Lawmakers look to slash funding for the project; House appropriators would cut more than Senate.

The long-delayed post-9/11 consolidation of Homeland Security Department offices on the St. Elizabeths Southeast Washington campus is threatened with further holdups, according to early indicators in the fiscal 2015 appropriations process.

Though no floor votes have been taken, the House Appropriations Committee’s version of the Homeland Security spending bill would zero out President Obama’s March budget request of $73 million in budget authority. The bill cleared the appropriations panel on June 11.

In the report accompanying the bill, the Republican-controlled committee cited “the constraints of the current budget environment and the flawed and unjustified reductions to the department's operational components and frontline personnel within the president's fiscal year 2015 budget request for DHS.”

If the House provision becomes law this fall, the DHS Chief Readiness Support Officer would need to update appropriators no later than 30 days after enactment “on the plan for obligation and expenditure of prior year appropriations for this project and provide an updated analysis of alternatives for the project that fully considers the costs and benefits of its scope within a fiscal environment that is substantially constrained,” the panel wrote.

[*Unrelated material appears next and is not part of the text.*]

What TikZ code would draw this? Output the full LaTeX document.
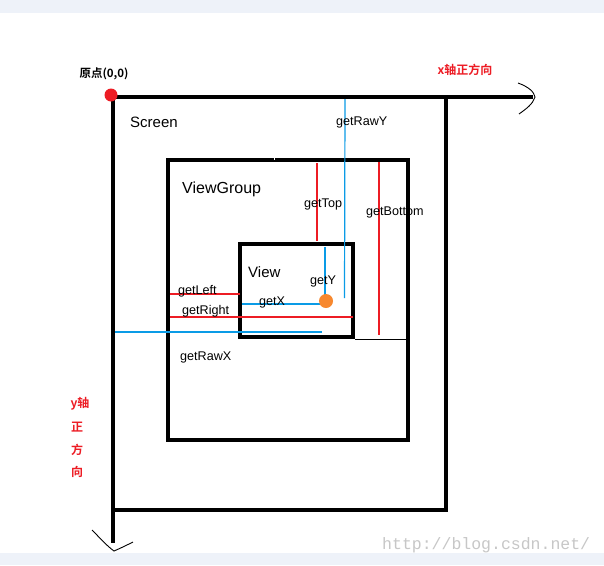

The project received $35 million for fiscal 2014.

The Senate panel’s version approved June 24 would provide $48.6 million for headquarters and mission support consolidation, provided that the Homeland Security undersecretary for management submits “an expenditure plan no later than 90 days after the date of enactment of this act detailing how these funds will be allocated, including a revised schedule and cost estimates for headquarters consolidation. Quarterly briefings are required on headquarters and mission support consolidation activities, including any deviation from the expenditure. ”

Once the full House and Senate pass the bill, the two versions will need to be reconciled before any spending levels will be final. It looks increasingly likely that appropriations legislation might be combined into an omnibus measure this year, given the tight timeline for passing them individually before the end of the fiscal year on Sept. 30.

A study by The Washington Post last year estimated that the project is 11 years behind schedule and would require $280 million a year to meet revised timelines. So far only the Coast Guard has moved in to the new campus.

The General Services Administration, which is in charge of the consolidation intended to include the secretary’s offices and most DHS components, said in a statement, "The administration is committed to consolidating 50 different DHS offices into one location at St. Elizabeths. This is one of the largest federal construction projects undertaken since the Pentagon. GSA has received bipartisan support since the creation of DHS to build a campus that would allow the agency to fulfill its important mission. GSA needs the proper funding to complete what we've started and to deliver the project on time and on budget. More funding delays mean that the project will become more costly over time.”

Sen. Dan Coats, R-Ind., ranking member of the Senate Homeland Security Appropriations Subcommittee, told Government Executive, “The Senate DHS Appropriations mark, approved unanimously by the committee in June, includes funding to continue development of St. Elizabeths, including moving the secretary there, consistent with the project’s prioritization by the GSA and without denigrating current agency operations.”